What is Alarm Prioritization? – Types of Alarms

What is an Alarm? Why it is important?

Generally, an alarm means something which requires attention. Just as you set an alarm in your mobile phone, which would alert you at that particular time.

Similarly in an industry (Oil & gas, cement, power generation or petrochemical, etc.), an alarm indicates that there has something unusual happened and it requires the control room operator’s attention.

The alarm usually triggers in a plant in an audio-visual format i.e. the alarm will be displayed on an operator screen (HMI) and there will be an audible horn also.

As already discussed, an alarm indicates an abnormal situation or developing abnormal situations. So the control room operator has to acknowledge the alarm and has to take preventive actions in order to keep the plant safe and to avoid any sort of process disturbances.

Priority of a Alarm

What is Alarm Prioritization?

Every day, a control room operator comes across many alarms, and on some days the number of alarms flashing on the computer screen are soo huge that it can distract the operator that which alarm to take on first.

An operator may receive tens or hundreds of alarms during an emergency or during troubled-controlling of a process.
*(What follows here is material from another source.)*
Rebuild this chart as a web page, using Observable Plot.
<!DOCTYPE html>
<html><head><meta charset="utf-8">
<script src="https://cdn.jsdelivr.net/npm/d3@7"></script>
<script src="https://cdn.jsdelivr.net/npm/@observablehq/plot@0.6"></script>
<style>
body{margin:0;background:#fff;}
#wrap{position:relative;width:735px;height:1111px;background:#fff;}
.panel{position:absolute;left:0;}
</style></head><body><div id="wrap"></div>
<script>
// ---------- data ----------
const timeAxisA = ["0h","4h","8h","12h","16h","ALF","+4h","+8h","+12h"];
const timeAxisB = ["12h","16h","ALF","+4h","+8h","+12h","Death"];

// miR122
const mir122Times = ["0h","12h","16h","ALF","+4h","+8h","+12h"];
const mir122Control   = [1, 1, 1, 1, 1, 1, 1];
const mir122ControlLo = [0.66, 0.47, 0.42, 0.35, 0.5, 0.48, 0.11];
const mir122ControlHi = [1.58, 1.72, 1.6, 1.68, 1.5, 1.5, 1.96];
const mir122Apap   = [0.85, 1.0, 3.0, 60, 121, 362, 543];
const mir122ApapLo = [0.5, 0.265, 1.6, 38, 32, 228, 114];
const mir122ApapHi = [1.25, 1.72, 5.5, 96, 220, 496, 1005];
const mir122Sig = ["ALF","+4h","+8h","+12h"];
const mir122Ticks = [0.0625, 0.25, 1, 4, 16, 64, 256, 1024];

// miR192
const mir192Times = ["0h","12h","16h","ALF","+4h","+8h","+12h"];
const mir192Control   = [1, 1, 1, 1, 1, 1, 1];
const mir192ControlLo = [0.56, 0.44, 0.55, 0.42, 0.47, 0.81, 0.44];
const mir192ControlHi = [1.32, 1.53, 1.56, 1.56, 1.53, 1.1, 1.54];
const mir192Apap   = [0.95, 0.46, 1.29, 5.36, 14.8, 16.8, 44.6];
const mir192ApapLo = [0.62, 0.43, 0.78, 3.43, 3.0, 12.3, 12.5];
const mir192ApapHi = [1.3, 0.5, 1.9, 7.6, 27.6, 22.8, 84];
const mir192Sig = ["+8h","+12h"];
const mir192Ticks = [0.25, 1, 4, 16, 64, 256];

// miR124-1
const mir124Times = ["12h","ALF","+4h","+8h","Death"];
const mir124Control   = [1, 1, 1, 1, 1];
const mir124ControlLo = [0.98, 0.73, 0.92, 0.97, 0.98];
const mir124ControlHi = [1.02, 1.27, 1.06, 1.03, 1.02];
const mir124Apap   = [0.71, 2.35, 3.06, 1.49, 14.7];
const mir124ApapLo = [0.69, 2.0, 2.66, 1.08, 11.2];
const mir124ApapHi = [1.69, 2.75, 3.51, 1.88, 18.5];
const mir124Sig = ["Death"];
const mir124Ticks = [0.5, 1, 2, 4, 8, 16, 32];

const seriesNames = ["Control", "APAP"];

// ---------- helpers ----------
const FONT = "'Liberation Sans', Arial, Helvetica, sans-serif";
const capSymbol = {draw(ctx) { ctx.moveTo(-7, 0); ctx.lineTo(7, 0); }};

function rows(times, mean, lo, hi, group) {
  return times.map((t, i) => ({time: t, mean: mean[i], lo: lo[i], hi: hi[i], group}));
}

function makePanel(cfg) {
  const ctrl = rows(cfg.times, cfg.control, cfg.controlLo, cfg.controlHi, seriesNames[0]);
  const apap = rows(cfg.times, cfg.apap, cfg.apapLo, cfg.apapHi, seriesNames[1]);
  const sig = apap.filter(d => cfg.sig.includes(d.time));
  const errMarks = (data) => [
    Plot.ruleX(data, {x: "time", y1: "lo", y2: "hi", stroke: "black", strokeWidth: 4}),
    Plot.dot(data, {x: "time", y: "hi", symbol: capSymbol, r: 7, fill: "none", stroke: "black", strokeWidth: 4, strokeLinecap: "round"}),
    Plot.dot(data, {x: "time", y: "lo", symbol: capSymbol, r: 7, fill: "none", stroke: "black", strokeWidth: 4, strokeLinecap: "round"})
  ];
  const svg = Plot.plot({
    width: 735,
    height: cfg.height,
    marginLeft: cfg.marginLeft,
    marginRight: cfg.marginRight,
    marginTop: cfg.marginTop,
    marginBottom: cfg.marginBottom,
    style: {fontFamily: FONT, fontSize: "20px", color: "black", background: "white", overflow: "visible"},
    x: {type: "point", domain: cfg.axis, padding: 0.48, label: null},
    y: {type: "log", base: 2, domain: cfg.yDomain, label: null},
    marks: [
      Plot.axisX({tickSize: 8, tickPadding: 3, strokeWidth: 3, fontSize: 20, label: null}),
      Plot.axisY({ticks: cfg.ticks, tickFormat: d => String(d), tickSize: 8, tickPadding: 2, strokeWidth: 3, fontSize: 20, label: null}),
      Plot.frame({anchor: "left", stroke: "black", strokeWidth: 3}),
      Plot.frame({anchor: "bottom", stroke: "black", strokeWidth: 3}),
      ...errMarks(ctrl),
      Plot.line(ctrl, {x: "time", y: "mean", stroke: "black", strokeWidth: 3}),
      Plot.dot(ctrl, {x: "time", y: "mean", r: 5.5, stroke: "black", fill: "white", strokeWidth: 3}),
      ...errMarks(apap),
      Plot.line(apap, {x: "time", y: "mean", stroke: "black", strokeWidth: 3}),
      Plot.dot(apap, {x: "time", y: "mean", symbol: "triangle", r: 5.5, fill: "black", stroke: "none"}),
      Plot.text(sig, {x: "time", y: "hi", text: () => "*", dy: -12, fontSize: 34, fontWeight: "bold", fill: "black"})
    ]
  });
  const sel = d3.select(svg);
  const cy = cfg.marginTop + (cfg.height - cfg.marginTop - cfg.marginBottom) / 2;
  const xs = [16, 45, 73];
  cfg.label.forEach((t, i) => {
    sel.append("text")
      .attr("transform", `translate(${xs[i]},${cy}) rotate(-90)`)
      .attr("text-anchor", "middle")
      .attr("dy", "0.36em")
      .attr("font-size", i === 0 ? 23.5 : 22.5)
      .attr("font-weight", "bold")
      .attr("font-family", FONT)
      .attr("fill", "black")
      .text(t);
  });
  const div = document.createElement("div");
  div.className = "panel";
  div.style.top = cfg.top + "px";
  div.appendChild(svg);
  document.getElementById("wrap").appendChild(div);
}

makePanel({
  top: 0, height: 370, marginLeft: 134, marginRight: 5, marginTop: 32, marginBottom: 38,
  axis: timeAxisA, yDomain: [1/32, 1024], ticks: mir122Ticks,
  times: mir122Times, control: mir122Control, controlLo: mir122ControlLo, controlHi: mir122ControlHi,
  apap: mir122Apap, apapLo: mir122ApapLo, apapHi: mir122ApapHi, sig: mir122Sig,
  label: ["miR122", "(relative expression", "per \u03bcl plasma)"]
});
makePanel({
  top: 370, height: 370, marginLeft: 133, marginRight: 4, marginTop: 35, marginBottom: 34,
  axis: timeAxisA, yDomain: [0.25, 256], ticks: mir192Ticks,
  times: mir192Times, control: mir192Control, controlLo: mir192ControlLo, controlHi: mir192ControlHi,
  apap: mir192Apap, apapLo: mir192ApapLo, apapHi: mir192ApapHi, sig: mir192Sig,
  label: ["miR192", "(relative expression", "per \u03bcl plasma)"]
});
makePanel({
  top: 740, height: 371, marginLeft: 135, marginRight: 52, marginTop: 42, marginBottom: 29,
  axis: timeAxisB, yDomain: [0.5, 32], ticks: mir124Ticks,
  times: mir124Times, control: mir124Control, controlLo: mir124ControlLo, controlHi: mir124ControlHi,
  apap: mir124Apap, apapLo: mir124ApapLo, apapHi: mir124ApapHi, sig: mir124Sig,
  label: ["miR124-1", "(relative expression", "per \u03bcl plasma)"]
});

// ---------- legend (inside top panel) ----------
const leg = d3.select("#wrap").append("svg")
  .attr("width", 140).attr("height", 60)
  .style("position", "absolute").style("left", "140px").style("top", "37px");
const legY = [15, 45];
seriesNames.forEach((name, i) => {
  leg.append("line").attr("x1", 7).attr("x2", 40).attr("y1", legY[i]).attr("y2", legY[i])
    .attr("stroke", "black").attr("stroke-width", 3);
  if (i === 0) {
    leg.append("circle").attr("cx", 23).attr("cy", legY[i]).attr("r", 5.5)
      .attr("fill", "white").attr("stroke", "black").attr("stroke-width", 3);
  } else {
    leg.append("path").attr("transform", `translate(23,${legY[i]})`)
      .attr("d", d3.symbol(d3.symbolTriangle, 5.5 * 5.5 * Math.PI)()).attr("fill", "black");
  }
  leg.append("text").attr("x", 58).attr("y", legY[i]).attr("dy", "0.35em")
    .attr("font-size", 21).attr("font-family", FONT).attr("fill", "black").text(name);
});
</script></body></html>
For example, an operator receives 100 alarms at once

Priority of a Alarm

Priority of a particular alarm depends upon some factors which are listed below-

Consequence

What is the consequence does the alarm have on –

  1. Health/Safety
  2. Public impact
  3. Environmental impact
  4. Equipment damage
  5. Total financial impact

Response Time

It is the time frame within which the operator has to respond to prevent the damage. The lesser the response time required the higher the priority is.
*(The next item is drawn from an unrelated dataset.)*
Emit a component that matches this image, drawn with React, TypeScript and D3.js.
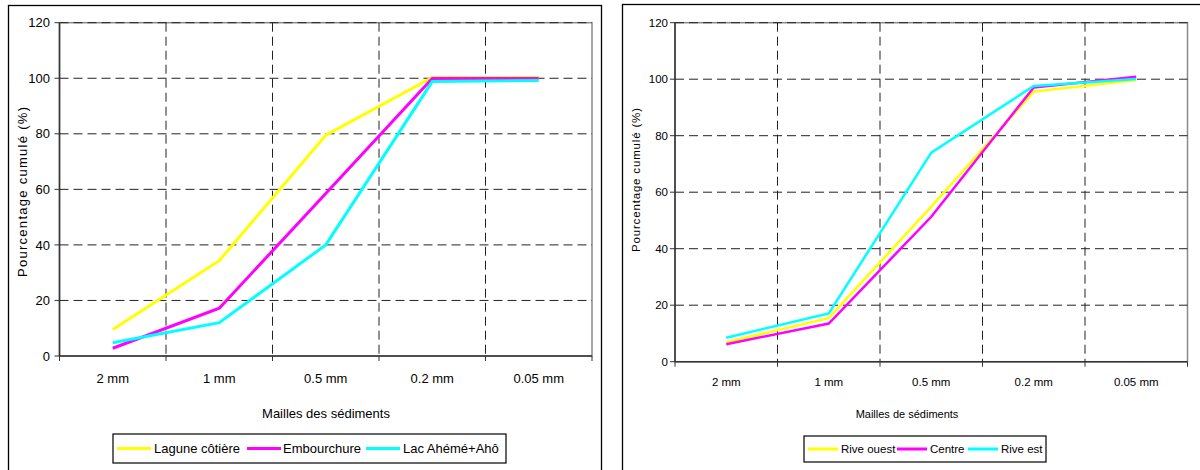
import React from "react";
import * as d3 from "d3";

// ---------- DATA ----------
const categories = ["2 mm", "1 mm", "0.5 mm", "0.2 mm", "0.05 mm"];
const yTicks = [0, 20, 40, 60, 80, 100, 120];

// Left chart
const laguneCotiere = [9.5, 34.3, 79.5, 100.3, 100.3];
const embouchure = [2.8, 17.2, 58.5, 99.9, 99.9];
const lacAheme = [4.8, 12.0, 40.0, 98.8, 99.2];

// Right chart
const riveOuest = [6.9, 15.4, 54.9, 95.6, 99.7];
const centre = [6.2, 13.5, 51.3, 97.1, 100.9];
const riveEst = [8.5, 17.1, 74.0, 97.6, 100.1];

const leftSeries = [
  { name: "Lagune côtière", values: laguneCotiere, color: "#FFFF00" },
  { name: "Embourchure", values: embouchure, color: "#FF00FF" },
  { name: "Lac Ahémé+Ahô", values: lacAheme, color: "#00FFFF" },
];
const rightSeries = [
  { name: "Rive ouest", values: riveOuest, color: "#FFFF00" },
  { name: "Centre", values: centre, color: "#FF00FF" },
  { name: "Rive est", values: riveEst, color: "#00FFFF" },
];

const FONT = "'Liberation Sans', Arial, sans-serif";

type Series = { name: string; values: number[]; color: string };
type Cfg = {
  box: [number, number, number, number];
  plot: { left: number; right: number; top: number; bottom: number };
  tickFont: number;
  xLabelY: number;
  xTitle: string;
  xTitlePos: [number, number];
  xTitleFont: number;
  yTitlePos: [number, number];
  yTitleLen: number;
  yTitleFont: number;
  yLabelRight: number;
  lineWidth: number;
  legend: { x0: number; x1: number; y0: number; y1: number; font: number; items: [number, number, number][] };
  series: Series[];
};

function Chart({ cfg }: { cfg: Cfg }) {
  const { plot } = cfg;
  const x = d3.scaleBand<string>().domain(categories).range([plot.left, plot.right]).padding(0);
  const y = d3.scaleLinear().domain([0, 120]).range([plot.bottom, plot.top]);
  const bw = x.bandwidth();
  const line = d3
    .line<number>()
    .x((_, i) => (x(categories[i]) as number) + bw / 2)
    .y((v) => y(v));
  const boundaries = categories.map((c) => x(c) as number).concat([plot.right]);
  const fs = cfg.tickFont;
  return (
    <g fontFamily={FONT} fill="#000">
      <rect x={cfg.box[0]} y={cfg.box[1]} width={cfg.box[2]} height={cfg.box[3]} fill="#fff" stroke="#000" strokeWidth={1.3} />
      {/* plot area border */}
      <rect x={plot.left} y={plot.top} width={plot.right - plot.left} height={plot.bottom - plot.top} fill="none" stroke="#8a8a8a" strokeWidth={1.5} />
      {/* horizontal gridlines */}
      {yTicks.filter((t) => t > 0).map((t) => (
        <line key={"h" + t} x1={plot.left} x2={plot.right} y1={y(t)} y2={y(t)} stroke="#222" strokeWidth={1} strokeDasharray="9,5" />
      ))}
      {/* vertical gridlines */}
      {boundaries.slice(1, -1).map((bx, i) => (
        <line key={"v" + i} x1={bx} x2={bx} y1={plot.top} y2={plot.bottom} stroke="#222" strokeWidth={1} strokeDasharray="9,5" />
      ))}
      {/* axes */}
      <line x1={plot.left} x2={plot.left} y1={plot.top} y2={plot.bottom} stroke="#333" strokeWidth={1.5} />
      <line x1={plot.left} x2={plot.right} y1={plot.bottom} y2={plot.bottom} stroke="#333" strokeWidth={1.5} />
      {yTicks.map((t) => (
        <g key={"yt" + t}>
          <line x1={plot.left - 5} x2={plot.left} y1={y(t)} y2={y(t)} stroke="#333" strokeWidth={1} />
          <text x={cfg.yLabelRight} y={y(t) + fs * 0.36} fontSize={fs} textAnchor="end">
            {t}
          </text>
        </g>
      ))}
      {boundaries.map((bx, i) => (
        <line key={"xt" + i} x1={bx} x2={bx} y1={plot.bottom} y2={plot.bottom + 5} stroke="#333" strokeWidth={1} />
      ))}
      {categories.map((c) => (
        <text key={c} x={(x(c) as number) + bw / 2} y={cfg.xLabelY + fs * 0.36} fontSize={fs} textAnchor="middle">
          {c}
        </text>
      ))}
      {/* series */}
      {cfg.series.map((s) => (
        <path key={s.name} d={line(s.values) || ""} fill="none" stroke={s.color} strokeWidth={cfg.lineWidth} strokeLinejoin="miter" />
      ))}
      {/* titles */}
      <text x={cfg.xTitlePos[0]} y={cfg.xTitlePos[1] + cfg.xTitleFont * 0.36} fontSize={cfg.xTitleFont} textAnchor="middle">
        {cfg.xTitle}
      </text>
      <text
        transform={`translate(${cfg.yTitlePos[0]},${cfg.yTitlePos[1]}) rotate(-90)`}
        x={-cfg.yTitleLen / 2}
        y={cfg.yTitleFont * 0.36}
        fontSize={cfg.yTitleFont}
        textLength={cfg.yTitleLen}
        lengthAdjust="spacing"
      >
        Pourcentage cumulé (%)
      </text>
      {/* legend */}
      <rect
        x={cfg.legend.x0}
        y={cfg.legend.y0}
        width={cfg.legend.x1 - cfg.legend.x0}
        height={cfg.legend.y1 - cfg.legend.y0}
        fill="#fff"
        stroke="#000"
        strokeWidth={1.2}
      />
      {cfg.series.map((s, i) => {
        const [lx0, lx1, tx] = cfg.legend.items[i];
        const cy = (cfg.legend.y0 + cfg.legend.y1) / 2;
        return (
          <g key={"lg" + s.name}>
            <line x1={lx0} x2={lx1} y1={cy} y2={cy} stroke={s.color} strokeWidth={3} />
            <text x={tx} y={cy + cfg.legend.font * 0.36} fontSize={cfg.legend.font}>
              {s.name}
            </text>
          </g>
        );
      })}
    </g>
  );
}

const leftCfg: Cfg = {
  box: [8.5, 5.5, 593, 470],
  plot: { left: 59.5, right: 592, top: 22.7, bottom: 356 },
  tickFont: 13,
  xLabelY: 378,
  xTitle: "Mailles des sédiments",
  xTitlePos: [326, 413],
  xTitleFont: 13,
  yTitlePos: [22, 192],
  yTitleLen: 170,
  yTitleFont: 13,
  yLabelRight: 50,
  lineWidth: 3,
  legend: {
    x0: 113,
    x1: 506,
    y0: 434,
    y1: 463,
    font: 13,
    items: [
      [117, 151, 154],
      [247, 281, 283],
      [366, 400, 403],
    ],
  },
  series: leftSeries,
};

const rightCfg: Cfg = {
  box: [622.5, 4.5, 600, 470],
  plot: { left: 675, right: 1187.5, top: 22.7, bottom: 361.7 },
  tickFont: 11.5,
  xLabelY: 381.7,
  xTitle: "Mailles de sédiments",
  xTitlePos: [907, 414],
  xTitleFont: 11,
  yTitlePos: [636, 180],
  yTitleLen: 144,
  yTitleFont: 11.5,
  yLabelRight: 668,
  lineWidth: 2.5,
  legend: {
    x0: 804,
    x1: 1046,
    y0: 436,
    y1: 462,
    font: 11.5,
    items: [
      [808, 838, 841],
      [897, 927, 930],
      [968, 998, 1001],
    ],
  },
  series: rightSeries,
};

export default function App() {
  return (
    <svg width={1200} height={470} style={{ position: "absolute", left: 0, top: 0, background: "#fff" }}>
      <rect x={0} y={0} width={1200} height={470} fill="#fff" />
      <Chart cfg={leftCfg} />
      <Chart cfg={rightCfg} />
    </svg>
  );
}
Now we will discuss the different priorities in detail.

Types of Alarms

To simplify the situation the alarms are categorized based on their urgency. So, mainly there are 3 categories in which the alarms are divided.

  • High Priority alarms
  • Medium Priority alarms
  • Low Priority alarms

High Priority Alarms

As the name suggests, utmost importance has to be given to high priority alarms as it has the capacity to cause serious damage.

If such alarms are left unattended it can cause-

  1. Loss to living beings (human or animal)
  2. Can affect the environment. For e.g. can pollute the ground water, air etc.
  3. Can damage a costly equipment.
  4. Cause huge economic loss. (>1crore)

Example:

Activation of a flame detector installed on the top of a Petrol storage tank is a high-priority alarm.
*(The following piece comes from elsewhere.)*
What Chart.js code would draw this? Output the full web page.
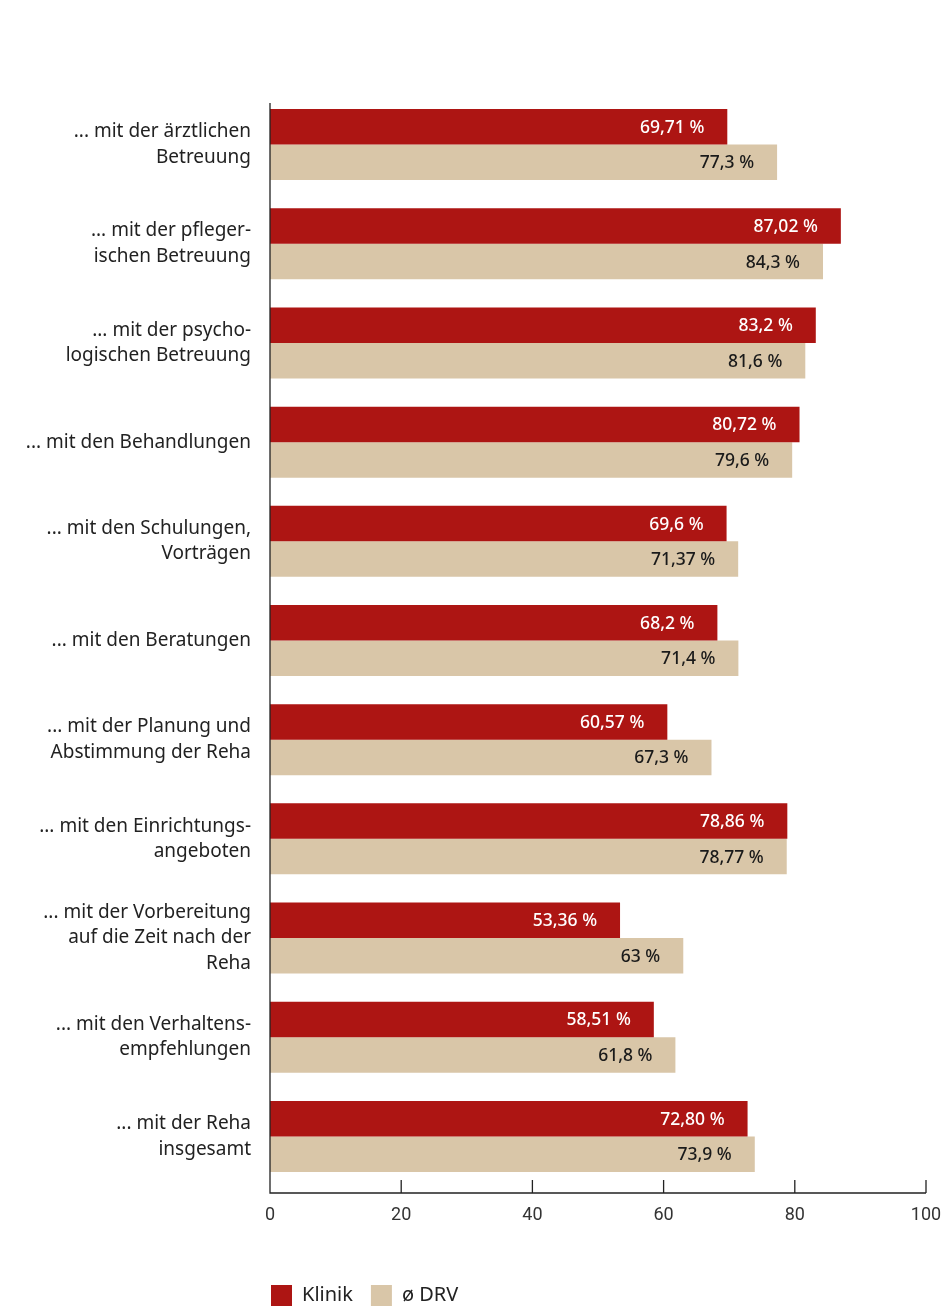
<!DOCTYPE html>
<html>
<head>
<meta charset="utf-8">
<script src="https://cdn.jsdelivr.net/npm/chart.js@4/dist/chart.umd.min.js"></script>
<style>
    html, body { margin: 0; padding: 0; background: #fff; }
    #wrap { width: 942px; height: 1308px; position: relative; }
</style>
</head>
<body>
<div id="wrap"><canvas id="chart"></canvas></div>
<script>
const categories = [
    ["... mit der ärztlichen", "Betreuung"],
    ["... mit der pfleger-", "ischen Betreuung"],
    ["... mit der psycho-", "logischen Betreuung"],
    ["... mit den Behandlungen"],
    ["... mit den Schulungen,", "Vorträgen"],
    ["... mit den Beratungen"],
    ["... mit der Planung und", "Abstimmung der Reha"],
    ["... mit den Einrichtungs-", "angeboten"],
    ["... mit der Vorbereitung", "auf die Zeit nach der", "Reha"],
    ["... mit den Verhaltens-", "empfehlungen"],
    ["... mit der Reha", "insgesamt"]
];
const klinikValues = [69.71, 87.02, 83.2, 80.72, 69.6, 68.2, 60.57, 78.86, 53.36, 58.51, 72.80];
const klinikLabels = ["69,71 %", "87,02 %", "83,2 %", "80,72 %", "69,6 %", "68,2 %", "60,57 %", "78,86 %", "53,36 %", "58,51 %", "72,80 %"];
const drvValues = [77.3, 84.3, 81.6, 79.6, 71.37, 71.4, 67.3, 78.77, 63, 61.8, 73.9];
const drvLabels = ["77,3 %", "84,3 %", "81,6 %", "79,6 %", "71,37 %", "71,4 %", "67,3 %", "78,77 %", "63 %", "61,8 %", "73,9 %"];
const xTicks = [0, 20, 40, 60, 80, 100];

const FONT = "'Noto Sans', 'Open Sans', sans-serif";
const RED = "#ad1513";
const BEIGE = "#d9c6a8";
const AXIS_OFFSET = 7;

// value labels drawn inside the bar ends
const barLabels = {
    id: "barLabels",
    afterDatasetsDraw(chart) {
        const ctx = chart.ctx;
        ctx.save();
        ctx.font = "500 17.5px " + FONT;
        ctx.textAlign = "right";
        ctx.textBaseline = "middle";
        chart.data.datasets.forEach((ds, i) => {
            chart.getDatasetMeta(i).data.forEach((bar, j) => {
                ctx.fillStyle = ds.labelColor;
                ctx.fillText(ds.valueLabels[j], bar.x - 23, bar.y + 1);
            });
        });
        ctx.restore();
    }
};

// axis lines and inward tick marks below the bars
const axisLines = {
    id: "axisLines",
    afterLayout(chart) {
        // legend starts under the plot, not at the canvas edge
        chart.legend.left = chart.chartArea.left - 17;
    },
    afterDraw(chart) {
        const { ctx, chartArea, scales } = chart;
        const yBase = chartArea.bottom + AXIS_OFFSET;
        ctx.save();
        ctx.strokeStyle = "#222";
        ctx.lineWidth = 1.3;
        ctx.beginPath();
        ctx.moveTo(chartArea.left, 103);
        ctx.lineTo(chartArea.left, yBase);
        ctx.lineTo(scales.x.getPixelForValue(100), yBase);
        xTicks.forEach((v) => {
            const px = scales.x.getPixelForValue(v);
            ctx.moveTo(px, yBase - 13);
            ctx.lineTo(px, yBase);
        });
        ctx.stroke();
        ctx.restore();
    }
};

new Chart(document.getElementById("chart"), {
    type: "bar",
    data: {
        labels: categories,
        datasets: [
            {
                label: "Klinik",
                data: klinikValues,
                valueLabels: klinikLabels,
                labelColor: "#ffffff",
                backgroundColor: RED,
                categoryPercentage: 0.716,
                barPercentage: 1
            },
            {
                label: "ø DRV",
                data: drvValues,
                valueLabels: drvLabels,
                labelColor: "#1a1a1a",
                backgroundColor: BEIGE,
                categoryPercentage: 0.716,
                barPercentage: 1
            }
        ]
    },
    options: {
        indexAxis: "y",
        responsive: true,
        maintainAspectRatio: false,
        animation: false,
        layout: {
            padding: { top: 95, right: 16, bottom: -8, left: 0 }
        },
        plugins: {
            tooltip: { enabled: false },
            legend: {
                position: "bottom",
                align: "start",
                labels: {
                    boxWidth: 21,
                    boxHeight: 21,
                    padding: 18,
                    color: "#222",
                    font: { family: FONT, size: 20 }
                }
            }
        },
        scales: {
            x: {
                min: 0,
                max: 100,
                afterBuildTicks: (scale) => {
                    scale.ticks = xTicks.map((v) => ({ value: v }));
                },
                afterFit: (scale) => {
                    scale.height = 81;
                    scale.paddingLeft = 0;
                    scale.paddingRight = 0;
                },
                grid: { display: false, drawTicks: false },
                border: { display: false },
                ticks: {
                    color: "#333",
                    padding: 19,
                    maxRotation: 0,
                    font: { family: "Roboto, 'Liberation Sans', sans-serif", size: 18 }
                }
            },
            y: {
                afterFit: (scale) => {
                    scale.width = 270;
                },
                grid: { display: false, drawTicks: false },
                border: { display: false },
                ticks: {
                    color: "#222",
                    padding: 19,
                    autoSkip: false,
                    font: { family: FONT, size: 19, lineHeight: 1.34 }
                }
            }
        }
    },
    plugins: [barLabels, axisLines]
});
</script>
</body>
</html>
Considering a real alarm,  it has the capacity to harm site personnel or the local community, it has the potential to severely affect the environment and cause huge financial loss and damage to the company’s reputation. Therefore, alarms related to fire & gas have to be put into high-priority alarms and have to be attended as soon as possible.

Medium Priority Alarms

Next importance has to be given to medium priority alarm, these are not as critical as high priority alarms, but still, if left unattended can cause-

  1. No loss to living beings (human or animal).
  2. Can effect the environment but not in large scale.
  3. Can effect the long term run life of an equipment.
  4. Significant economic loss. (10lacs-1crore)

Example:

A low-pressure alarm at the suction of a centrifugal pump is a medium priority alarm. It will not cause any damage to site personnel or the local community, neither can it affect the environment, but it can cause wear & tear of the pump components decreasing the life span of the pump.

PLC or DCS Alarms

Low Priority Alarms

These are the least priority alarms among all if left unattended can cause-

  1. No loss to living beings (human or animals).
  2. No loss to environment.
  3. No equipment damage
  4. Minor economic loss (<10lac).

Example:

A valve related to a sump vessel did not give closed feedback after giving a close command.

Note- The amount mentioned in the economic loss vary as per site.

During alarm prioritization, care has to be taken such that, out of the total alarms configured in a plant, approximately

  • 5% has to be High priority alarms,
  • 15% Medium priority alarms
  • whereas 80% Low priority alarms.

If too many alarms are given High priority (over prioritizing) then things might get casual for the control room operator & the actual high priority alarms might get less attention.

Alarm Priority

The following table summarizes on how to assign priority to a particular alarm.

Alarm Priority

Importance of Alarm Prioritization

Alarm prioritization is needed so the operator can differentiate between an important alarm and not so important alarm.

Alarm prioritization

It helps the control room operator to prioritize its actions, so as to avoid any unwanted shutdowns and process disturbances. Overall it helps in keeping the plant safe with optimum productivity.